Il raconte ensuite les histoires qui l'ont choqué : «Comme je passe beaucoup de temps avec eux avant qu'ils meurent, je les porte tous dans mon cœur. Je m'attache à eux, j'aime tout le monde. Mais il y a deux cas qui ont profondément marqué mon parcours vocationnel. Le premier concerne un homme et ses trois filles, complètement anéanties au moment de dire au revoir à leur père. Ma femme Susan a essayé de les réconforter, mais c'était vraiment dramatique. En plus, cet homme était probablement innocent». Pour la deuxième histoire, Dale s’interrompt à plusieurs reprises, tant elle est insoutenable. C’était un Portoricain, qui lui aussi clamait son innocence. L’exécution s’est très mal passée: «il se tordait, et il a vécu une agonie d’une demi-heure avant de mourir. Le poison de l’injection s’est retrouvé dans ses bras, à cause de la rupture de ses veines. Cela avait causé des brûlures internes de plus de trente centimètres, de sorte qu'il ne pouvait pas mourir. Il avait la sensation de s'étouffer, il a failli casser les sangles qui l'attachaient au lit, à tel point qu'on a dû lui attacher la tête». Il regarde alors Susan et reprend : «après cette exécution, en retournant chez moi, j'ai appelé ma femme. J’étais bouleversé et je lui ai dit : ‘Je viens de voir un homme torturé à mort’».

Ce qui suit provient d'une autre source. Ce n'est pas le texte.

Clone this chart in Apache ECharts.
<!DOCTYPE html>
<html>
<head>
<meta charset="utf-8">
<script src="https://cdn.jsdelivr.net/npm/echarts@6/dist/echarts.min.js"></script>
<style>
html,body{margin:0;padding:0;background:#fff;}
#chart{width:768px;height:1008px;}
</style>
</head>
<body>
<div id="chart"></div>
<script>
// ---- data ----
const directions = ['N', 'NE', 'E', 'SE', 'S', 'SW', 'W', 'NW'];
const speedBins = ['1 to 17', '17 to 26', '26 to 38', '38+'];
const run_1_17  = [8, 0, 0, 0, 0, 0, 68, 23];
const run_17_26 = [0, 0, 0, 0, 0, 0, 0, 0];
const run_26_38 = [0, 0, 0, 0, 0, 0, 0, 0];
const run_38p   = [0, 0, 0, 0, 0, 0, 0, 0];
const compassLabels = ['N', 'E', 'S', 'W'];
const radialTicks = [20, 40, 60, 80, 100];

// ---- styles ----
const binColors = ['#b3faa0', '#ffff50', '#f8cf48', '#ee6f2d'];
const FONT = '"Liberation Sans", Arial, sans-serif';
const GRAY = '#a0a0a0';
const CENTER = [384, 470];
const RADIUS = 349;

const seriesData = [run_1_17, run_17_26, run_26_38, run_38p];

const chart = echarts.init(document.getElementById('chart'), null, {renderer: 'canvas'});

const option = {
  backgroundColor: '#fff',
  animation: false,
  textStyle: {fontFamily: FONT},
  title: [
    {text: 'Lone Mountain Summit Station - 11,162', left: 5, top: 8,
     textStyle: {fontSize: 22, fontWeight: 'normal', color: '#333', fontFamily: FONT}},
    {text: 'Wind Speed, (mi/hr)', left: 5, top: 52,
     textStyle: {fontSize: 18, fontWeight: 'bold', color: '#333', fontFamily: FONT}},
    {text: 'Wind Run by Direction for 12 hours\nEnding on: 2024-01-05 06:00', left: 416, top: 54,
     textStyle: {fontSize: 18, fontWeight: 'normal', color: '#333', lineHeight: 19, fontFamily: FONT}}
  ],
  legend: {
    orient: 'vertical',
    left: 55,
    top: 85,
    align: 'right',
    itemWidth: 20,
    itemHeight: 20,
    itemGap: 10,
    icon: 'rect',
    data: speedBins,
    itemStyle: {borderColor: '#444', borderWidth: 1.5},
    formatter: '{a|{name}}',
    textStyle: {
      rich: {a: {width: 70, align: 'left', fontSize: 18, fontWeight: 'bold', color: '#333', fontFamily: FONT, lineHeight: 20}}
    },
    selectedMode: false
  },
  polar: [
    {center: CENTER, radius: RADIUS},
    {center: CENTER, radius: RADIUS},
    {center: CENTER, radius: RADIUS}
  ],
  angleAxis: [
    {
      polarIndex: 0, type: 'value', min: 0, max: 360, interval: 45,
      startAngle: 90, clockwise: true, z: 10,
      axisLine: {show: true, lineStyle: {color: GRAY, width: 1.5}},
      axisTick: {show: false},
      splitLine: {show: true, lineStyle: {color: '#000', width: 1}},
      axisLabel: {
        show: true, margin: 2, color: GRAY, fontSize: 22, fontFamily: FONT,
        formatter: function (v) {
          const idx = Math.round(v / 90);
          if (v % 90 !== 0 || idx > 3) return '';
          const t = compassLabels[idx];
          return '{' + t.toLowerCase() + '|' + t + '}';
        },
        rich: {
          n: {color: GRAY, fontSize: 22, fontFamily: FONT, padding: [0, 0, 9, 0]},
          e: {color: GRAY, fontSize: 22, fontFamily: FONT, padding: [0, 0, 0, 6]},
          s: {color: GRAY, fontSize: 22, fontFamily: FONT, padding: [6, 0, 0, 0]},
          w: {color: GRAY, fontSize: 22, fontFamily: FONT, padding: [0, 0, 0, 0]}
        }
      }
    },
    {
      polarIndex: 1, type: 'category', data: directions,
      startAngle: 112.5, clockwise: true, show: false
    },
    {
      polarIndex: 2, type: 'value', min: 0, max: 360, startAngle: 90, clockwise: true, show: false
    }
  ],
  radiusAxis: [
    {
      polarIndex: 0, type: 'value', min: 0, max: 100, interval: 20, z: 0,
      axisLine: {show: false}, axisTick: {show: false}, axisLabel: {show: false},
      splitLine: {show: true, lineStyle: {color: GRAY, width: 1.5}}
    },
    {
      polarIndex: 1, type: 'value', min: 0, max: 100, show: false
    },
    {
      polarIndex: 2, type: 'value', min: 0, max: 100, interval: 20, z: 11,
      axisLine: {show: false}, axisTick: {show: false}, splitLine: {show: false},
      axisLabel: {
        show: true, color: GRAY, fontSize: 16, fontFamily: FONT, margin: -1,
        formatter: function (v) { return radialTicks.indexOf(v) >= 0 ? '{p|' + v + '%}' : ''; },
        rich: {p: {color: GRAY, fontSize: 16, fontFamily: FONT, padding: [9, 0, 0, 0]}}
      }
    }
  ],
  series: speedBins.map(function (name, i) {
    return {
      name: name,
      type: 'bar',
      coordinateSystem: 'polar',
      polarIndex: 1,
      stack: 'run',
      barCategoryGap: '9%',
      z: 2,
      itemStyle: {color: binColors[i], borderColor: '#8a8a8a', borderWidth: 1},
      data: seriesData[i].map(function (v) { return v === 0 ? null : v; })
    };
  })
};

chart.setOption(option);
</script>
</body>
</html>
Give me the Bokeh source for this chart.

Rencontre avec le Pape François
L'aumônier conclut son histoire en nous annonçant qu’il participera à une messe présidée par la Pape à la Maison Sainte Marthe. «Je suis très ému. Je vais essayer de lui expliquer tout ce que nous faisons pour que la peine de mort soit abolie. Vous savez ce que je vais lui dire? Je vais l’inviter en Floride, à visiter le couloir de la mort et je lui montrerai les visages de mes frères (il porte toujours avec lui un album avec les photos des condamnés qu’il a accompagnés)».
Avant de se dire au revoir, Dale se rend compte que la question que nous voulions lui poser dès le début de la rencontre n’a pas été formulée : «pourquoi est-ce que je fais ça? Parce que quand on va en prison pour voir quelqu'un, c’est Jésus qu’on rencontre».